E dislike men who know the day upon which they were converted. We have lived, by the temptation of the devil, down to that low point. Our reason for disliking such

men is that we do not know the day of our own conversion; and if we do not know when we were converted, how is it possible for any one else to know when he was converted? All the prophets must go down before this narrow and shallow criticism of ours, because they give the day and the date, and almost the very hour. The difficulty is for a man to forget the day when he first saw the Lord. Why, there is no other day. All the socalled other days are so many nights, or at best twilights. We never saw the true day until we saw the light that is above the brightness of the sun; this day puts out all other light, this incident of conversion puts out all other history, or throws it into its right perspective and relationship. Zechariah was a youth. That is a term which ought to be explained, because it conveyed a meaning in the Hebrew which it does not convey in English. A "youth" does not necessarily mean a child or a boy. Jeremiah said he was a child, "a little child." So are we all in the presence of a century: what must we be in the presence of eternity? Joseph was called a child, or a youth, when he was twenty-eight years of age; the men who mocked Elisha were called little children they may have been forty years old. All these terms are relative, and are not to be understood except by a clear conception of the circumstances under which they were used. The Lord chooseth both old men and young; his message will fit any age sometimes he has a word to us that a boy could not utter; sometimes he has a message to deliver that only a young heart can properly announce, because it alone has the requisite freshness of sympathy and music. The Lord has a word which only men of business can speak; and they will not speak it.
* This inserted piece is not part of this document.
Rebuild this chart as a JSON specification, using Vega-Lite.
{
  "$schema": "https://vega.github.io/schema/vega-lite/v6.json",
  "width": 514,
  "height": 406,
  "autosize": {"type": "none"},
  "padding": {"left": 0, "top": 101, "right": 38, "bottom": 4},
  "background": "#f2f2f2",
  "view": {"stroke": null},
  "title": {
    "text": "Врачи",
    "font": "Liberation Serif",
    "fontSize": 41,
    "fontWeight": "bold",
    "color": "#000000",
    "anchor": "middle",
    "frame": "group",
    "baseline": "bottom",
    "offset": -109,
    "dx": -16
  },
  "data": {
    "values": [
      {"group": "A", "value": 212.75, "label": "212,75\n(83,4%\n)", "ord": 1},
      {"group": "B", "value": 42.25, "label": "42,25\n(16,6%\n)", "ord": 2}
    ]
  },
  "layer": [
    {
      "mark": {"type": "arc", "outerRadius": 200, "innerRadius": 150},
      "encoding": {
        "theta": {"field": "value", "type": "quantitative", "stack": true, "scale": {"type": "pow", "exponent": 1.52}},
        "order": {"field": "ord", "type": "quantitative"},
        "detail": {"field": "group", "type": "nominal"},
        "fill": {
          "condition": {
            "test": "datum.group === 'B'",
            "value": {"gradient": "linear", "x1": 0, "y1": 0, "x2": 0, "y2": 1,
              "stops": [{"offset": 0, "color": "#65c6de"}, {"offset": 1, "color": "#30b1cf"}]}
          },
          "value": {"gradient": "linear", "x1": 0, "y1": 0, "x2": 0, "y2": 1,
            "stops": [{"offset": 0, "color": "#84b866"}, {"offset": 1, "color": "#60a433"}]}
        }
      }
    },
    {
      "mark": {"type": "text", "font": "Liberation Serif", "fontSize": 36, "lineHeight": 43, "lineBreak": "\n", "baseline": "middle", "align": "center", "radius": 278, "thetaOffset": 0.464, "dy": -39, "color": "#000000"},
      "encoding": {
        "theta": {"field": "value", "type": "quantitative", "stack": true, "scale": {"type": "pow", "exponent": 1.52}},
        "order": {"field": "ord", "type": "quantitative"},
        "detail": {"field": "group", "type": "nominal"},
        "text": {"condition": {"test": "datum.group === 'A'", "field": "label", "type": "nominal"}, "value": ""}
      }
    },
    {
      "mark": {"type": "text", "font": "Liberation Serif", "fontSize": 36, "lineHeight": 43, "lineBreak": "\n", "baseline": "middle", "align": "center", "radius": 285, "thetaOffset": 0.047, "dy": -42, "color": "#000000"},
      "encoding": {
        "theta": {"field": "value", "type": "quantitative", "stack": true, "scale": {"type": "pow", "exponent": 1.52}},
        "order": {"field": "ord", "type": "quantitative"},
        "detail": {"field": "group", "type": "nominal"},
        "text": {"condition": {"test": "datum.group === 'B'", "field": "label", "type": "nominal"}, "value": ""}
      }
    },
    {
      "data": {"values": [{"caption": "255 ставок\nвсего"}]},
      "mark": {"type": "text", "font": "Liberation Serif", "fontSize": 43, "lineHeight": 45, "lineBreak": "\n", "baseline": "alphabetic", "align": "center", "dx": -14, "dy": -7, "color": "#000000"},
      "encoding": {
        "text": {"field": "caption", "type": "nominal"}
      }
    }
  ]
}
There are some sermons that ought never to be preached in the pulpit; they ought to be preached in the market-place, or over the counter, or on high 'Change; and men of business only can speak them with clearness and precision, and moral, because personal, authority. There are some texts that preachers have no business with; they cannot pronounce the words aright; they can utter the individual syllables, but they cannot run them into that persuasive music which belongs only to the tongue of honest

commerce.

"The prophet" (ver. 1). Zechariah is not ashamed of his

function. We are not to read "the son of Iddo the prophet," according to English punctuation; the comma ought to be after the word "Iddo "; and, omitting the intermediate genealogy, the word will then stand-"The word of the Lord unto Zechariah the prophet." How can the Lord send his word to anybody but prophets? Other people could not understand it. Here is a mystery, but it is a mystery of fact rather than of speculation or dream. Some men laugh at the Gospel. Do not mock them; they cannot do aught else. Why I cannot tell, I did not make the universe; the human heart is no construction of ours. There are men to whom there is no Church. Do not reason with them; you cannot put liquid into a vessel that is open at both ends; do not waste your words: the kingdom of heaven is sent to them who can understand it, feel it, catch its music, and answer it with kindred melody. All this involves much questioning; all this indeed supplies the basis upon which angry cross-examination might take place; and we know it. The explanation may come by-and-by, and that explanation will be adequate; meanwhile, there are men to whom sermons cannot be preached because they cannot be heard. There are souls on whom hymns are wasted. How this is we know not.

When the Lord sends his word to his chosen one he will make it easy for that chosen one to deliver it, will he not? No: he sends his servant upon hard work. When did the Lord ever give any servant of his an easy function? When did he say to his Jeremiah, or Ezekiel, or Daniel, or other prophets, Come now; this is easy, this will cost you nothing; you could do this at odd times? Never. There are men who can apparently do the Lord's work without suffering through it; but it is not the Lord's work they are doing, or if it be the Lord's work in any superficial sense it is not done with the Lord's spirit, which is the spirit of the Cross, the spirit of shed blood, the spirit that keeps nothing back. There be those who say that the Lord deceived us by going into a swoon. A poor Lord to follow and unworthy of being followed! If he only swooned in love he is a deceiver. All who teach that dead Christ who lived again must be prepared to carry heavy weights, and run long distances, and say words that scorch their tongues.